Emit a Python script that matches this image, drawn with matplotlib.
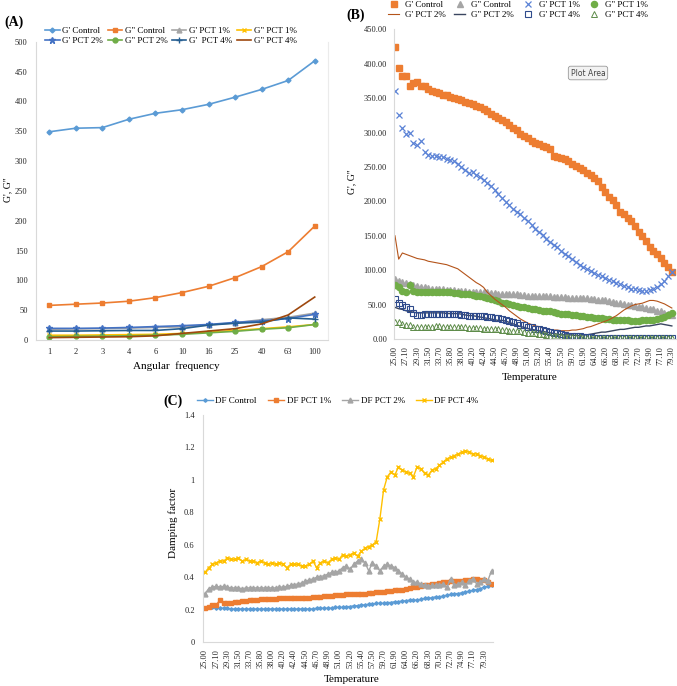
import matplotlib
matplotlib.use('Agg')
import matplotlib.pyplot as plt

plt.rcParams['font.family'] = ['Liberation Serif', 'DejaVu Serif']

# ---------------- (A) frequency sweep ----------------
freq_labels = ['1', '2', '3', '4', '6', '10', '16', '25', '40', '63', '100']
a_gp_control = [349, 355, 356, 370, 380, 386, 395, 407, 420, 435, 468]
a_gpp_control = [58, 60, 62, 65, 71, 79.5, 90, 104.5, 123, 148, 191]
a_gp_pct1 = [18, 18.5, 19, 20, 21, 22, 25, 29, 34, 38, 45]
a_gpp_pct1 = [8, 8, 8.5, 9, 9.5, 11, 13, 16, 19, 22, 26]
a_gp_pct2 = [19.5, 19.5, 20, 21, 22.5, 24, 26, 29.5, 32, 36, 43]
a_gpp_pct2 = [5.5, 6, 6.5, 7, 8, 9.5, 12, 14.5, 18, 20.5, 26]
a_gp_pct4 = [15, 15, 15.5, 16, 16, 19, 25, 28, 30, 37, 35]
a_gpp_pct4 = [4, 4.5, 5, 5.5, 7, 11, 15, 19, 27, 42, 72]

# ---------------- (B) temperature sweep ----------------
temp_labels = ['25.00', '27.10', '29.30', '31.50', '33.70', '35.80', '38.00', '40.20',
               '42.40', '44.50', '46.70', '48.90', '51.00', '53.20', '55.40', '57.50',
               '59.70', '61.90', '64.00', '66.20', '68.30', '70.50', '72.70', '74.90',
               '77.10', '79.30']
b_gp_control = [425, 394, 382, 382, 368, 372, 374, 368, 367, 363,
                360, 359, 357, 355, 354, 352, 350, 349, 347, 345,
                343, 341, 339, 337, 334, 331, 327, 324, 321, 318,
                315, 311, 307, 303, 298, 295, 292, 288, 285, 283,
                281, 279, 276, 266, 265, 263, 261, 258, 255, 252,
                249, 245, 241, 238, 234, 229, 221, 213, 207, 202,
                195, 185, 181, 176, 171, 164, 156, 149, 142, 134,
                128, 123, 117, 110, 104, 98]
b_gpp_control = [87, 85, 83, 81, 80, 78, 77, 76, 75, 74,
                 73, 73, 72, 72, 71, 71, 71, 70, 70, 70,
                 69, 69, 69, 68, 68, 68, 67, 67, 66, 66,
                 66, 65, 65, 65, 64, 64, 63, 63, 63, 62,
                 62, 62, 62, 61, 61, 61, 61, 60, 60, 60,
                 60, 59, 59, 58, 58, 57, 57, 56, 55, 54,
                 53, 52, 51, 50, 49, 48, 47, 46, 45, 44,
                 43, 41, 40, 38, 36, 35]
b_gp_pct1 = [360, 325, 306, 298, 300, 285, 282, 287, 272, 268,
             266, 266, 265, 264, 262, 260, 258, 255, 250, 246,
             241, 243, 239, 235, 231, 226, 222, 217, 211, 205,
             199, 194, 189, 185, 181, 176, 172, 166, 160, 155,
             151, 146, 141, 137, 133, 128, 124, 120, 116, 112,
             108, 105, 102, 99, 96, 93, 91, 89, 86, 84,
             82, 80, 77, 75, 73, 72, 71, 70, 70, 71,
             73, 76, 80, 85, 91, 98]
b_gpp_pct1 = [78, 75, 70, 68, 78, 70, 68, 68, 69, 68,
              68, 69, 69, 69, 68, 68, 67, 67, 66, 66,
              65, 64, 63, 62, 61, 59, 58, 56, 55, 53,
              52, 51, 50, 48, 47, 46, 45, 44, 43, 42,
              41, 40, 40, 39, 38, 37, 37, 36, 35, 35,
              34, 33, 32, 32, 31, 30, 30, 29, 29, 28,
              28, 27, 27, 27, 26, 26, 26, 27, 27, 27,
              28, 29, 30, 32, 35, 38]
b_gp_pct2 = [150, 116, 125, 123, 121, 119, 117, 116, 115, 113,
             112, 111, 110, 109, 108, 106, 104, 102, 98, 94,
             90, 86, 82, 79, 75, 68, 63, 58, 54, 50,
             46, 41, 37, 33, 29, 26, 23, 21, 19, 18,
             16, 15, 14, 13, 13, 12, 12, 12, 13, 13,
             14, 15, 17, 18, 20, 22, 24, 26, 28, 31,
             34, 38, 42, 45, 48, 50, 51, 52, 54, 56,
             56, 55, 53, 51, 48, 45]
b_gpp_pct2 = [46, 44, 43, 41, 40, 39, 38, 38, 38, 38,
              38, 38, 38, 38, 37, 37, 37, 37, 36, 35,
              34, 34, 33, 32, 31, 30, 29, 28, 27, 27,
              26, 24, 22, 20, 18, 17, 15, 14, 13, 12,
              11, 10, 9, 8, 7, 6, 6, 6, 6, 5,
              5, 6, 6, 7, 8, 9, 10, 10, 11, 12,
              13, 14, 14, 15, 16, 17, 17, 18, 19, 19,
              20, 21, 22, 21, 20, 19]
b_gp_pct4 = [58, 53, 50, 47, 44, 38, 35, 35, 36, 36,
             37, 37, 37, 37, 37, 37, 36, 36, 35, 35,
             34, 34, 33, 33, 33, 32, 32, 31, 30, 29,
             28, 26, 25, 23, 21, 20, 18, 17, 15, 14,
             13, 12, 10, 9, 8, 7, 6, 5, 5, 4,
             4, 3, 3, 3, 2, 2, 2, 1.5, 2, 2,
             1.5, 2, 2, 1.5, 2, 2, 1.5, 2, 2, 1.5,
             2, 2, 1.5, 2, 2, 2]
b_gpp_pct4 = [25, 24, 22, 21, 20, 18, 17, 17, 18, 18,
              18, 19, 19, 18, 18, 18, 18, 17, 17, 17,
              16, 16, 16, 16, 15, 15, 15, 14, 14, 13,
              13, 12, 12, 11, 11, 10, 9, 9, 8, 7,
              7, 6, 5, 5, 4, 4, 3, 3, 3, 3,
              3, 2, 2, 2, 2, 2, 2, 2, 2, 2,
              2, 2, 2, 2, 2, 2, 2, 2, 2, 2,
              2, 2, 2, 2, 2, 2]

# ---------------- (C) damping factor ----------------
c_control = [.21, .215, .215, .21, .21, .21, .21, .205, .205, .205,
             .205, .205, .205, .205, .205, .205, .205, .205, .205, .205,
             .205, .205, .205, .205, .205, .205, .205, .205, .205, .205,
             .21, .21, .21, .21, .21, .215, .215, .215, .22, .22,
             .225, .225, .23, .23, .235, .235, .24, .24, .24, .245,
             .245, .25, .25, .255, .255, .26, .26, .26, .265, .27,
             .27, .275, .28, .28, .285, .29, .295, .30, .30, .305,
             .31, .315, .32, .325, .33, .34, .345, .35]
c_pct1 = [.21, .22, .23, .23, .26, .24, .24, .245, .25, .25,
          .255, .255, .26, .26, .26, .265, .265, .265, .265, .265,
          .27, .27, .27, .27, .27, .27, .275, .275, .275, .28,
          .28, .28, .285, .285, .285, .29, .29, .29, .295, .295,
          .295, .30, .30, .30, .305, .305, .31, .31, .31, .315,
          .315, .32, .32, .325, .33, .335, .34, .34, .345, .35,
          .355, .36, .36, .365, .37, .37, .375, .375, .38, .38,
          .385, .385, .39, .39, .385, .385, .37, .36]
c_pct2 = [.30, .33, .34, .345, .34, .345, .34, .335, .335, .335,
          .33, .335, .335, .335, .335, .335, .335, .335, .335, .335,
          .34, .34, .345, .35, .355, .36, .365, .375, .385, .39,
          .40, .405, .41, .42, .43, .43, .44, .46, .47, .45,
          .48, .50, .51, .49, .44, .49, .47, .44, .47, .48,
          .47, .46, .44, .42, .40, .39, .37, .37, .36, .35,
          .345, .35, .35, .35, .36, .34, .39, .35, .36, .37,
          .35, .38, .39, .36, .37, .39, .38, .44]
c_pct4 = [.43, .46, .48, .49, .50, .50, .52, .51, .51, .52,
          .50, .51, .50, .50, .49, .50, .49, .48, .49, .48,
          .49, .48, .46, .48, .48, .48, .47, .47, .48, .50,
          .46, .49, .50, .49, .51, .52, .51, .54, .53, .54,
          .55, .53, .56, .58, .59, .60, .62, .76, .94, 1.02,
          1.05, 1.03, 1.08, 1.06, 1.05, 1.04, 1.02, 1.08, 1.07, 1.04,
          1.03, 1.06, 1.07, 1.09, 1.11, 1.13, 1.14, 1.15, 1.16, 1.17,
          1.18, 1.17, 1.16, 1.16, 1.15, 1.14, 1.13, 1.12]

W, H = 677, 686
fig = plt.figure(figsize=(W / 100, H / 100), dpi=100)


def box(l, t, r, b):
    # pixel box -> figure fraction rect
    return [l / W, 1 - b / H, (r - l) / W, (b - t) / H]


def style(ax):
    ax.spines['top'].set_visible(False)
    ax.spines['right'].set_visible(False)
    ax.spines['left'].set_color('#D9D9D9')
    ax.spines['bottom'].set_color('#D9D9D9')
    ax.tick_params(length=0, labelsize=6, colors='#262626')


# ---- panel A ----
axA = fig.add_axes(box(36, 41.7, 328, 340))
style(axA)
axA.spines['right'].set_visible(True)
axA.spines['right'].set_color('#EBEBEB')
xa = range(len(freq_labels))
la = []
la += axA.plot(xa, a_gp_control, color='#5B9BD5', marker='D', ms=2.5, lw=1.2, label="G' Control")
la += axA.plot(xa, a_gpp_control, color='#ED7D31', marker='s', ms=3.5, lw=1.2, label='G" Control')
la += axA.plot(xa, a_gp_pct1, color='#A5A5A5', marker='^', ms=3.5, lw=1.2, label="G' PCT 1%")
la += axA.plot(xa, a_gpp_pct1, color='#FFC000', marker='x', ms=3.5, lw=1.2, label='G" PCT 1%')
la += axA.plot(xa, a_gp_pct2, color='#4472C4', marker='*', ms=4.5, lw=1.2, label="G' PCT 2%")
la += axA.plot(xa, a_gpp_pct2, color='#70AD47', marker='o', ms=3.5, lw=1.2, label='G" PCT 2%')
la += axA.plot(xa, a_gp_pct4, color='#255E91', marker='+', ms=4.5, lw=1.2, label="G'  PCT 4%")
la += axA.plot(xa, a_gpp_pct4, color='#9E480E', lw=1.2, label='G" PCT 4%')
axA.set_xlim(-0.5, len(freq_labels) - 0.5)
axA.set_ylim(0, 500)
axA.set_yticks(range(0, 501, 50))
axA.set_xticks(list(xa))
axA.set_xticklabels(freq_labels)
axA.tick_params(axis='y', pad=6)
axA.tick_params(axis='x', pad=6)
order = [0, 4, 1, 5, 2, 6, 3, 7]
fig.legend([la[i] for i in order], [la[i].get_label() for i in order], ncol=4,
           loc='center', bbox_to_anchor=(171 / W, 1 - 36 / H), frameon=False,
           fontsize=6.5, handlelength=1.6, columnspacing=0.5, handletextpad=0.3,
           labelspacing=0.25)
fig.text(176 / W, 1 - 366 / H, 'Angular  frequency', ha='center', va='center', fontsize=8)
fig.text(8 / W, 1 - 190 / H, 'G\', G"', ha='center', va='center', rotation=90, fontsize=7)
fig.text(4 / W, 1 - 22 / H, '(A)', ha='left', va='center', fontsize=10, fontweight='bold')

# ---- panel B ----
axB = fig.add_axes(box(394, 29.3, 677, 339))
style(axB)
xb = range(len(b_gp_control))
lb = []
lb += axB.plot(xb, b_gp_control, ls='none', color='#ED7D31', marker='s', ms=4.6, label="G' Control")
lb += axB.plot(xb, b_gpp_control, ls='none', color='#A5A5A5', marker='^', ms=4, label='G" Control')
lb += axB.plot(xb, b_gp_pct1, ls='none', color='#5B82D6', marker='x', ms=4, mew=0.9, label="G' PCT 1%")
lb += axB.plot(xb, b_gpp_pct1, ls='none', color='#70AD47', marker='o', ms=4.4, label='G" PCT 1%')
lb += axB.plot(xb, b_gp_pct2, color='#B4541A', lw=0.8, label="G' PCT 2%")
lb += axB.plot(xb, b_gpp_pct2, color='#3A4660', lw=1.0, label='G" PCT 2%')
lb += axB.plot(xb, b_gp_pct4, ls='none', color='#2F4B8C', marker='s', ms=3.8, mfc='none', mew=0.8, label="G' PCT 4%")
lb += axB.plot(xb, b_gpp_pct4, ls='none', color='#5E8C4A', marker='^', ms=3.8, mfc='none', mew=0.7, label='G" PCT 4%')
axB.set_xlim(-0.27, 76.4)
axB.set_ylim(0, 450)
axB.set_yticks(range(0, 451, 50))
axB.set_yticklabels(['%.2f' % v for v in range(0, 451, 50)])
axB.set_xticks(range(0, 3 * len(temp_labels), 3))
axB.set_xticklabels(temp_labels, rotation=90)
axB.tick_params(axis='y', pad=5)
axB.tick_params(axis='x', pad=5)
fig.legend([lb[i] for i in order], [lb[i].get_label() for i in order], ncol=4,
           loc='center', bbox_to_anchor=(518 / W, 1 - 10 / H), frameon=False,
           fontsize=6.5, handlelength=1.2, columnspacing=1.0, handletextpad=0.6,
           labelspacing=0.2)
fig.text(530 / W, 1 - 378 / H, 'Temperature', ha='center', va='center', fontsize=8)
fig.text(352 / W, 1 - 182 / H, 'G\', G"', ha='center', va='center', rotation=90, fontsize=7)
fig.text(346 / W, 1 - 15 / H, '(B)', ha='left', va='center', fontsize=10, fontweight='bold')
fig.text(588 / W, 1 - 73 / H, 'Plot Area', ha='center', va='center', fontsize=5.5,
         family='DejaVu Sans', color='#444444',
         bbox=dict(boxstyle='round,pad=0.3', fc='#F2F2F2', ec='#999999', lw=0.6))

# ---- panel C ----
axC = fig.add_axes(box(203, 415, 493, 642.3))
style(axC)
xc = range(len(c_control))
lc = []
lc += axC.plot(xc, c_control, color='#5B9BD5', marker='D', ms=1.8, lw=1.0, label='DF Control')
lc += axC.plot(xc, c_pct1, color='#ED7D31', marker='s', ms=3.5, lw=1.0, label='DF PCT 1%')
lc += axC.plot(xc, c_pct2, color='#A5A5A5', marker='^', ms=3.5, lw=1.0, label='DF PCT 2%')
lc += axC.plot(xc, c_pct4, color='#FFC000', marker='x', ms=3.5, lw=1.0, label='DF PCT 4%')
axC.set_xlim(-0.54, 77.4)
axC.set_ylim(0, 1.4)
c_yticks = [0, 0.2, 0.4, 0.6, 0.8, 1.0, 1.2, 1.4]
axC.set_yticks(c_yticks)
axC.set_yticklabels(['0', '0.2', '0.4', '0.6', '0.8', '1', '1.2', '1.4'])
axC.set_xticks(range(0, 3 * len(temp_labels), 3))
axC.set_xticklabels(temp_labels, rotation=90)
axC.tick_params(axis='y', pad=6)
axC.tick_params(axis='x', pad=5)
fig.legend(lc, [l.get_label() for l in lc], ncol=4, loc='center',
           bbox_to_anchor=(338 / W, 1 - 401 / H), frameon=False, fontsize=6.5,
           handlelength=1.7, columnspacing=1.3, handletextpad=0.3)
fig.text(352 / W, 1 - 679 / H, 'Temperature', ha='center', va='center', fontsize=8)
fig.text(173 / W, 1 - 523 / H, 'Damping factor', ha='center', va='center', rotation=90, fontsize=8)
fig.text(163 / W, 1 - 401 / H, '(C)', ha='left', va='center', fontsize=10, fontweight='bold')

fig.savefig('out.png', dpi=100)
- - - -
The lines from the start of the data through the line that contains "plt.rcParams['font.family'] = ['Liberation" are to be returned exactly, please, with both ends included and every picture left out.

Emit a Python script that matches this image, drawn with matplotlib.
import matplotlib
matplotlib.use('Agg')
import matplotlib.pyplot as plt

plt.rcParams['font.family'] = ['Liberation Serif', 'DejaVu Serif']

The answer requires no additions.